Friday, February 26, 2010

More on the MRC secret files

Returning to an earlier post (see January 28, this year), I have just found this discussion of the Medical Research Council's secret files:

I would write a summary, but my brain just isn't up to it any longer. And for those who don't know me, I've completed two Master's degrees each with a research dissertation, from leading universities on each side of the Atlantic, so saying I'm not up to summarizing a short article is an indication of just how badly this illness has affected my brain.

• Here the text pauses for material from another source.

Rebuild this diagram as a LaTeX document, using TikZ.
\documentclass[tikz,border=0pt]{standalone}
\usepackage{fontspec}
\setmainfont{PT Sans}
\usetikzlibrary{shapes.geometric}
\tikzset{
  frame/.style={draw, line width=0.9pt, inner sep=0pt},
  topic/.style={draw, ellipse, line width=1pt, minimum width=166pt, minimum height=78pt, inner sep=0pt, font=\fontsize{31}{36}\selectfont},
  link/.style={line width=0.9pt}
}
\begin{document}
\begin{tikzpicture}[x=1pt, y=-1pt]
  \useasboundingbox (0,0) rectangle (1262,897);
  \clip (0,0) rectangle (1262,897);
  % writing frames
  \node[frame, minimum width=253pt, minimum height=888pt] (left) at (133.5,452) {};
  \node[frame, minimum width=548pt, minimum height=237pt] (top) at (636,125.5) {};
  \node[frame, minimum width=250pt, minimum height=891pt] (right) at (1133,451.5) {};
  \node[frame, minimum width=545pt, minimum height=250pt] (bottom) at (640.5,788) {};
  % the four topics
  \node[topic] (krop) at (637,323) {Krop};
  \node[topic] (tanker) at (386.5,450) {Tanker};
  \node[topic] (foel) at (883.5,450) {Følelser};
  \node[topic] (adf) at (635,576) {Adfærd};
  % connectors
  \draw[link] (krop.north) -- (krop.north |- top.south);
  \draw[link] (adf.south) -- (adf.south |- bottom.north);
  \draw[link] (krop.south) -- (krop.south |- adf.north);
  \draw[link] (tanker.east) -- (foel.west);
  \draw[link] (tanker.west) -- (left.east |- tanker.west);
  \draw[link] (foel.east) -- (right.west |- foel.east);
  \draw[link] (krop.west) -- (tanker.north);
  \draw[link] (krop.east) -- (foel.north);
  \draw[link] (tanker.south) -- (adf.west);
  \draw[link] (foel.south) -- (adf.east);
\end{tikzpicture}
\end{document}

I made a request to view the "secret files" and this is the response I received:

"The Section 40 (2) exemption is therefore seen to be engaged towards the overwhelming majority of this extract contains the personal sensitive data of named individuals who are believed to still be living. Whilst The National Archives is unable to comment on the specific nature of such information, it may confirm that such information includes the medical details of named individuals including how ME affects them and other matters relating to their condition. As such it would be considered unfair to these named parties were this material to be released into the public domain. Consequently it has been determined that the public interest is best served in this instance by ensuring that the personal sensitive information of living individuals is not released into the public domain against their reasonable expectations and that all such material is processed fairly and lawfully."

Of course I don't believe that this is the real reason for one minute! It doesn't seem to have occurred to these gate-keepers that they could easily either a) black out the names of the individuals, or b) ask the individuals if they mind their names being made public (I've yet to hear of anyone with ME keeping their identity secret). Of course, as the article above notes, such care about hiding identities is not taken with other documents, so why with these?

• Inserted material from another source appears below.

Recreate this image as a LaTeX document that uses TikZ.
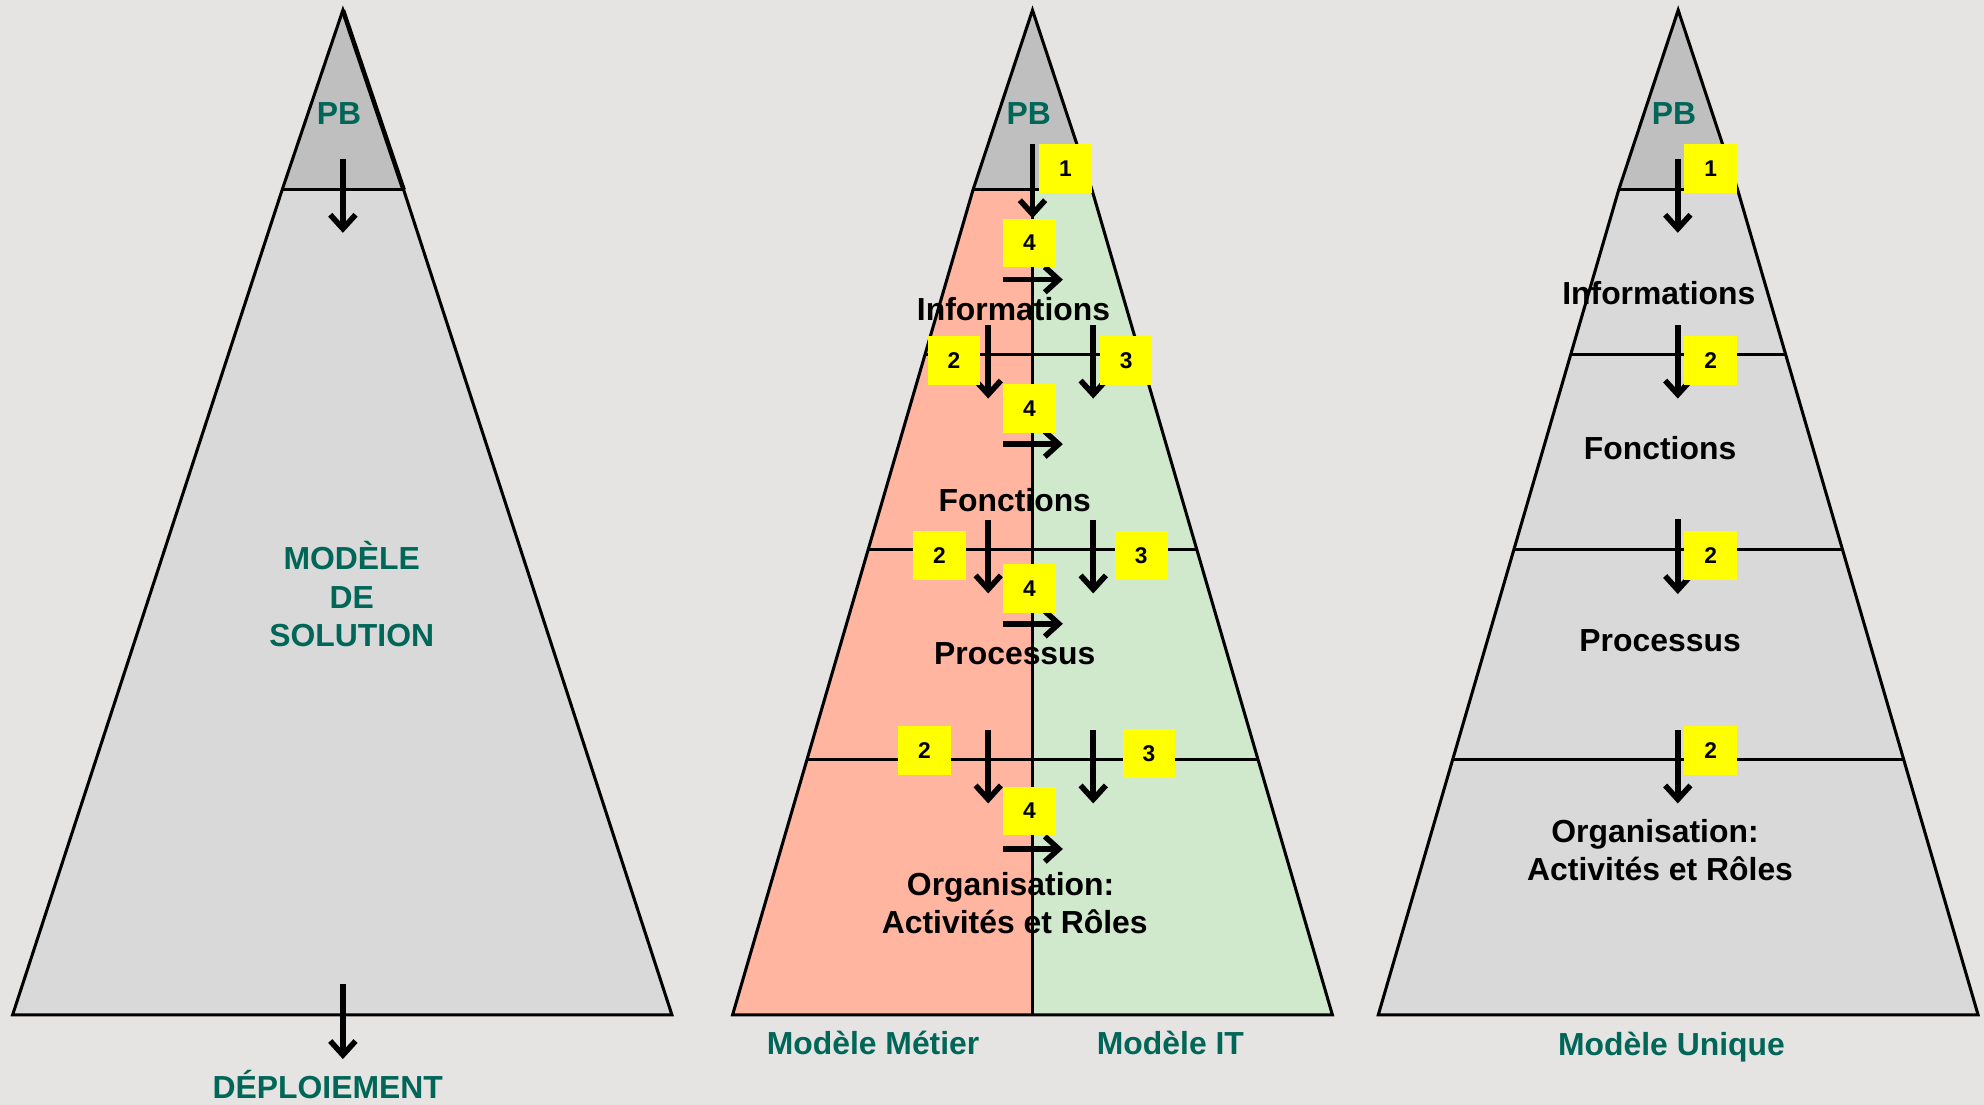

Tuesday, February 23, 2010

Professor Malcolm Hooper takes on the Establishment!

Professor Malcolm Hooper is one of a very small number of the fully-abled willing to take on the establishment in the UK with regards to ME.

Here's the letter he wrote to Sir Michael Rawlins:  (Rawlins is chairman of the National Institute of Health & Clinical Excellence NICE in the UK)

Here's the formal complaint he sent to Lord Drayson, minister of state with responsibility for the Medical Research Council:

Here's his report on ME:  Read this if you would like to understand what all the fuss is about!

This report will serve as a reference tool for doctors and people with ME for years to come. Thank you, Professor Hooper, for all you've done.

Saturday, February 13, 2010

Side-stepping the issue

Some journalists have taken advantage of the recent Kay Gilderdale trial in the UK to discuss assisted suicide. See, for example, this piece from the Guardian by Madeleine Bunting:

I don't read the Guardian, but I do read the Guardian Weekly, where the same article was published under the heading "It's hard to fathom the reality of death". This is my letter to the editor in response:

Dear Editor:

Madeleine Bunting neatly side-steps the real issues emanating from the Kay Gilderdale trial (It's hard to fathom the reality of death, 12 February). This trial may have shown "the English legal system working at its best", however Lynn Gilderdale's many years of suffering with myalgic encephalomyelitis (classified by the WHO - ICD-10 G93.3 - as a neurological illness) have patently shown the British health service (NHS), the medical research council (MRC), and British investigative journalists working at their worst. Ms. Bunting may have difficulty fathoming the reality of death. I have difficulty fathoming the reality of life with a disease that many doctors, researchers, and members of government deem unworthy of their full attention. Why is no one questioning how the British medical system let down this young woman and continues to let down people with ME? No one with ME should feel so abandoned and without hope that they would want to take their own life - this is the real failure at issue here. 

Monday, February 08, 2010

One of my women friends is heading off at the end of the week for a 3 month stint in Haiti - and I'm jealous! I so hope I’ll get well enough soon enough to go back out and do some interesting work in interesting places. I would just love to go and teach in Jordan or Syria!